NSG: Aí que eu queria chegar. Vocês são de um movimento extremamente alternativo e vão participar em 2015 do Festival de Verão de Salvador, que é um público mainstream. Como está sendo isso?
Don: O Tom Zé vai abrir a gente. Ele é uma referência e vai ser uma honra podermos aparecer em um meio mainstream. A ideia é unir tudo que a gente propõe pra criar essa visualidade toda. Artistas, uma coisa multimídia, performática, queremos mostrar tudo isso. Vai ser uma coisa totalmente nova. Vamos criar uma novidade pro festival, romper uma barreira.

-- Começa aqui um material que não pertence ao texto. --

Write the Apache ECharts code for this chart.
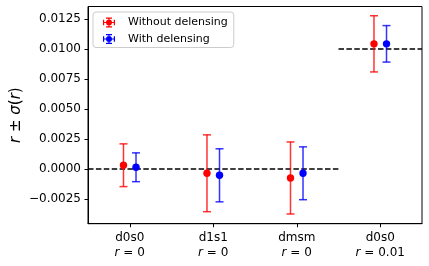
<!DOCTYPE html>
<html>
<head>
<meta charset="utf-8">
<script src="https://cdn.jsdelivr.net/npm/echarts@6/dist/echarts.min.js"></script>
<style>
html,body{margin:0;padding:0;background:#fff;}
#chart{width:429px;height:266px;}
</style>
</head>
<body>
<div id="chart"></div>
<script>
// ---- data ----
var categories = ['d0s0', 'd1s1', 'dmsm', 'd0s0'];
var trueR = [0, 0, 0, 0.01];
var trueRLabels = ['0', '0', '0', '0.01'];
var noDelensMean = [0.00031, -0.00036, -0.00075, 0.01042];
var noDelensSigma = [0.00178, 0.00320, 0.00300, 0.00234];
var delensMean = [0.00014, -0.00053, -0.00036, 0.01042];
var delensSigma = [0.00120, 0.00221, 0.00220, 0.00152];
var yTicks = [-0.0025, 0, 0.0025, 0.005, 0.0075, 0.01, 0.0125];
var seriesNames = ['Without delensing', 'With delensing'];

// ---- build ----
var FONT = 'DejaVu Sans';
var xIdx = categories.map(function (c, i) { return i; });

function rows(mean, sigma) {
  return mean.map(function (m, i) { return [i, m, sigma[i]]; });
}

function errRender(offset, color) {
  return function (params, api) {
    var x = api.value(0) + offset;
    var v = api.value(1), s = api.value(2);
    var c = api.coord([x, v]);
    var t = api.coord([x, v + s]);
    var b = api.coord([x, v - s]);
    var hw = 4;
    var ls = { stroke: color, lineWidth: 1.5, opacity: 0.8 };
    return {
      type: 'group',
      children: [
        { type: 'line', shape: { x1: c[0], y1: t[1], x2: c[0], y2: b[1] }, style: ls },
        { type: 'line', shape: { x1: c[0] - hw, y1: t[1], x2: c[0] + hw, y2: t[1] }, style: ls },
        { type: 'line', shape: { x1: c[0] - hw, y1: b[1], x2: c[0] + hw, y2: b[1] }, style: ls },
        { type: 'circle', shape: { cx: c[0], cy: c[1], r: 3.7 }, style: { fill: color } }
      ]
    };
  };
}

// dashed reference line data: each category spans [i-0.5, i+0.5]
var refLine = [];
trueR.forEach(function (r, i) {
  if (i > 0 && trueR[i - 1] !== r) {
    refLine.push([i - 0.5, null]);
    refLine.push([i - 0.5, r]);
  } else if (i === 0) {
    refLine.push([i - 0.5, r]);
  }
  refLine.push([i + 0.5, r]);
});

var icon = 'path://M3,0h6v1.2h-6z M3,8.8h6v1.2h-6z M5.4,0h1.2v10h-1.2z M0,4.4h12v1.2h-12z M0,2.2h1.2v5.6h-1.2z M10.8,2.2h1.2v5.6h-1.2z M3,5a3,3 0 1,1 6,0a3,3 0 1,1 -6,0z';

function fmtY(v) {
  var s = Math.abs(v) < 1e-12 ? '0.0000' : v.toFixed(4);
  return s.replace('-', '\u2212');
}

var chart = echarts.init(document.getElementById('chart'), null, { renderer: 'canvas' });
chart.setOption({
  animation: false,
  backgroundColor: '#ffffff',
  textStyle: { fontFamily: FONT },
  grid: {
    left: 88, right: 7, top: 6.5, bottom: 42.3,
    containLabel: false, outerBoundsMode: 'none',
    show: true, borderColor: '#000', borderWidth: 1, backgroundColor: 'transparent'
  },
  legend: {
    left: 93, top: 12,
    orient: 'vertical',
    itemWidth: 12, itemHeight: 10, itemGap: 5.5,
    padding: [5, 6, 3, 10],
    borderColor: '#cccccc', borderWidth: 1, borderRadius: 3,
    backgroundColor: 'rgba(255,255,255,0.8)',
    textStyle: { fontFamily: FONT, fontSize: 11, color: '#000', padding: [0, 0, 0, 8] },
    data: [
      { name: seriesNames[0], icon: icon, itemStyle: { color: '#ff0000' } },
      { name: seriesNames[1], icon: icon, itemStyle: { color: '#0000ff' } }
    ]
  },
  xAxis: {
    type: 'value', min: -0.5, max: 3.5,
    axisLine: { show: true, onZero: false, lineStyle: { color: '#000', width: 1 } },
    axisTick: { show: true, length: 3.5, lineStyle: { color: '#000' }, customValues: xIdx },
    splitLine: { show: false },
    axisLabel: {
      customValues: xIdx, margin: 7, color: '#000', fontFamily: FONT, fontSize: 12,
      lineHeight: 15,
      formatter: function (v) {
        var i = Math.round(v);
        return '{a|' + categories[i] + '}\n{i|r}{a| = ' + trueRLabels[i] + '}';
      },
      rich: {
        a: { fontFamily: FONT, fontSize: 12, color: '#000', lineHeight: 15 },
        i: { fontFamily: FONT, fontStyle: 'italic', fontSize: 12, color: '#000', lineHeight: 15 }
      }
    }
  },
  yAxis: {
    type: 'value', min: -0.00456, max: 0.01353,
    axisLine: { show: true, onZero: false, lineStyle: { color: '#000', width: 1 } },
    axisTick: { show: true, length: 3.5, lineStyle: { color: '#000' }, customValues: yTicks },
    splitLine: { show: false },
    axisLabel: {
      customValues: yTicks, margin: 7, color: '#000', fontFamily: FONT, fontSize: 12,
      formatter: fmtY
    },
    name: '{i|r} ± {i|σ}({i|r})',
    nameLocation: 'middle', nameGap: 64, nameMoveOverlap: false,
    nameTextStyle: {
      fontFamily: FONT, fontSize: 15, color: '#000',
      rich: {
        i: { fontFamily: FONT, fontStyle: 'italic', fontSize: 15, color: '#000' }
      }
    }
  },
  series: [
    {
      type: 'line', name: 'ref', data: refLine, symbol: 'none', connectNulls: false,
      lineStyle: { color: '#000', width: 1.5, type: [5.5, 2.4] }, silent: true, z: 1
    },
    {
      type: 'custom', name: seriesNames[0], data: rows(noDelensMean, noDelensSigma),
      encode: { x: 0, y: 1 }, itemStyle: { color: '#ff0000' },
      renderItem: errRender(-0.075, '#ff0000'), z: 2
    },
    {
      type: 'custom', name: seriesNames[1], data: rows(delensMean, delensSigma),
      encode: { x: 0, y: 1 }, itemStyle: { color: '#0000ff' },
      renderItem: errRender(0.075, '#0000ff'), z: 3
    }
  ]
});
</script>
</body>
</html>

NSG: E como foi em Istambul? Um dos berços da cultura cigana.
Don: Em Istambul foi o primeiro lugar que a gente foi na raiz da nossa pesquisa. Estávamos na rua, tinha muito músico de rua, vimos centros de compras, na “25 de março” do mundo. Isso trouxe muitas raízes para a nossa pesquisa, muitas novidades. A gente chegou lá levando não só a música cigana, mas a música tropicalista, brasileira, que acaba somando. Então isso foi um encontro de culturas e eles gostaram muito. Eles ficaram muito felizes em escutar músicas que tem referências deles.
Denny: Não é só nos Bálcãs. A gente começou com a coisa dos ciganos, do trajeto deles, só que na nossa pesquisa a gente preferiu expandir para a antiguidade clássica, para a Babilônia, essa coisa do oriente. É uma pesquisa muito ampla. Somos ciganos no sentido de que viajamos o mundo inteiro musicalmente, no Egito, na Índia, na Babilônia…
NSG: Vocês então supriram uma demanda não atendida?
Don: A gente não supriu uma demanda, a gente criou uma demanda nesse nicho. São Paulo tem essa cena de música cigana. A música balcânica já aconteceu em outras festas. Criamos esse link mais próximo com a música eletrônica. Tem a música eletrônica em São Paulo e tem a noite balcânica: a gente fica no meio. Alternativo.